Directive: Leave out any pictures and transcribe all other data below exactly.

Material:
______________________________

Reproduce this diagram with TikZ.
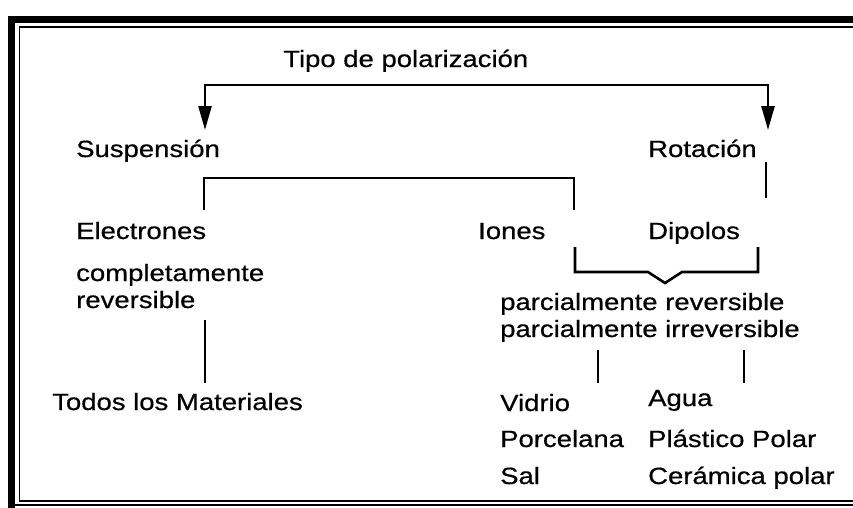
\documentclass[tikz,border=0pt]{standalone}
\usepackage{fontspec}
\setmainfont{Liberation Sans}[FakeStretch=1.17,FakeBold=0.6]
\usetikzlibrary{arrows.meta}
\begin{document}
\begin{tikzpicture}[x=1pt,y=-1pt,
  lbl/.style={anchor=base west,inner sep=0pt,font=\fontsize{23.5}{27}\selectfont},
  conn/.style={line width=2.6pt,line join=miter},
  arr/.style={conn,{Triangle[length=24pt,width=13pt]}-{Triangle[length=24pt,width=13pt]}},
  frame/.style={line width=7pt},
  thin/.style={line width=1.8pt}]
\useasboundingbox (0,0) rectangle (853,507);
% frame
\draw[frame] (860,19.5) -- (11.5,19.5) -- (11.5,510);
\draw[thin] (860,27) -- (19.5,27) -- (19.5,501) -- (860,501);
\draw[thin] (8,505) -- (860,505);
% texts
\node[lbl] (title) at (283,67) {Tipo de polarización};
\node[lbl] (susp) at (76,157) {Suspensión};
\node[lbl] (rot) at (648,157) {Rotación};
\node[lbl] (elec) at (76,239) {Electrones};
\node[lbl] (iones) at (478,239) {Iones};
\node[lbl] (dip) at (648,239) {Dipolos};
\node[lbl] (comp) at (76,281) {completamente};
\node[lbl] (rev) at (76,308) {reversible};
\node[lbl] (todos) at (52,410) {Todos los Materiales};
\node[lbl] (pr1) at (500,310) {parcialmente reversible};
\node[lbl] (pr2) at (500,337) {parcialmente irreversible};
\node[lbl] (vid) at (500,411) {Vidrio};
\node[lbl] (agua) at (648,406) {Agua};
\node[lbl] (porc) at (500,447) {Porcelana};
\node[lbl] (plas) at (648,447) {Plástico Polar};
\node[lbl] (sal) at (500,484) {Sal};
\node[lbl] (cer) at (648,484) {Cerámica polar};
% coordinates
\coordinate (aL) at (205,130);
\coordinate (hL) at (205,85);
\coordinate (hR) at (768,85);
\coordinate (aR) at (768,130);
\coordinate (r1) at (766,162);
\coordinate (r2) at (766,198);
\coordinate (b1) at (204,210);
\coordinate (b2) at (204,178);
\coordinate (b3) at (574,178);
\coordinate (b4) at (574,210);
\coordinate (c1) at (575,247);
\coordinate (c2) at (575,272);
\coordinate (c3) at (648,272);
\coordinate (c4) at (665,283);
\coordinate (c5) at (682,272);
\coordinate (c6) at (758,272);
\coordinate (c7) at (758,247);
\coordinate (l1) at (205,320);
\coordinate (l2) at (205,383);
\coordinate (m1) at (598,350);
\coordinate (m2) at (598,383);
\coordinate (n1) at (744,350);
\coordinate (n2) at (744,383);
% connectors
\draw[arr] (aL) -- (hL) -- (hR) -- (aR);
\draw[conn] (r1) -- (r2);
\draw[conn] (b1) -- (b2) -- (b3) -- (b4);
\draw[conn] (c1) -- (c2) -- (c3) -- (c4) -- (c5) -- (c6) -- (c7);
\draw[conn] (l1) -- (l2);
\draw[conn] (m1) -- (m2);
\draw[conn] (n1) -- (n2);
\end{tikzpicture}
\end{document}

______________________________

Exercise result:
Reproduce this diagram with TikZ.
\documentclass[tikz,border=0pt]{standalone}
\usepackage{fontspec}
\setmainfont{Liberation Sans}[FakeStretch=1.17,FakeBold=0.6]
\usetikzlibrary{arrows.meta}
\begin{document}
\begin{tikzpicture}[x=1pt,y=-1pt,
  lbl/.style={anchor=base west,inner sep=0pt,font=\fontsize{23.5}{27}\selectfont},
  conn/.style={line width=2.6pt,line join=miter},
  arr/.style={conn,{Triangle[length=24pt,width=13pt]}-{Triangle[length=24pt,width=13pt]}},
  frame/.style={line width=7pt},
  thin/.style={line width=1.8pt}]
\useasboundingbox (0,0) rectangle (853,507);
% frame
\draw[frame] (860,19.5) -- (11.5,19.5) -- (11.5,510);
\draw[thin] (860,27) -- (19.5,27) -- (19.5,501) -- (860,501);
\draw[thin] (8,505) -- (860,505);
% texts
\node[lbl] (title) at (283,67) {Tipo de polarización};
\node[lbl] (susp) at (76,157) {Suspensión};
\node[lbl] (rot) at (648,157) {Rotación};
\node[lbl] (elec) at (76,239) {Electrones};
\node[lbl] (iones) at (478,239) {Iones};
\node[lbl] (dip) at (648,239) {Dipolos};
\node[lbl] (comp) at (76,281) {completamente};
\node[lbl] (rev) at (76,308) {reversible};
\node[lbl] (todos) at (52,410) {Todos los Materiales};
\node[lbl] (pr1) at (500,310) {parcialmente reversible};
\node[lbl] (pr2) at (500,337) {parcialmente irreversible};
\node[lbl] (vid) at (500,411) {Vidrio};
\node[lbl] (agua) at (648,406) {Agua};
\node[lbl] (porc) at (500,447) {Porcelana};
\node[lbl] (plas) at (648,447) {Plástico Polar};
\node[lbl] (sal) at (500,484) {Sal};
\node[lbl] (cer) at (648,484) {Cerámica polar};
% coordinates
\coordinate (aL) at (205,130);
\coordinate (hL) at (205,85);
\coordinate (hR) at (768,85);
\coordinate (aR) at (768,130);
\coordinate (r1) at (766,162);
\coordinate (r2) at (766,198);
\coordinate (b1) at (204,210);
\coordinate (b2) at (204,178);
\coordinate (b3) at (574,178);
\coordinate (b4) at (574,210);
\coordinate (c1) at (575,247);
\coordinate (c2) at (575,272);
\coordinate (c3) at (648,272);
\coordinate (c4) at (665,283);
\coordinate (c5) at (682,272);
\coordinate (c6) at (758,272);
\coordinate (c7) at (758,247);
\coordinate (l1) at (205,320);
\coordinate (l2) at (205,383);
\coordinate (m1) at (598,350);
\coordinate (m2) at (598,383);
\coordinate (n1) at (744,350);
\coordinate (n2) at (744,383);
% connectors
\draw[arr] (aL) -- (hL) -- (hR) -- (aR);
\draw[conn] (r1) -- (r2);
\draw[conn] (b1) -- (b2) -- (b3) -- (b4);
\draw[conn] (c1) -- (c2) -- (c3) -- (c4) -- (c5) -- (c6) -- (c7);
\draw[conn] (l1) -- (l2);
\draw[conn] (m1) -- (m2);
\draw[conn] (n1) -- (n2);
\end{tikzpicture}
\end{document}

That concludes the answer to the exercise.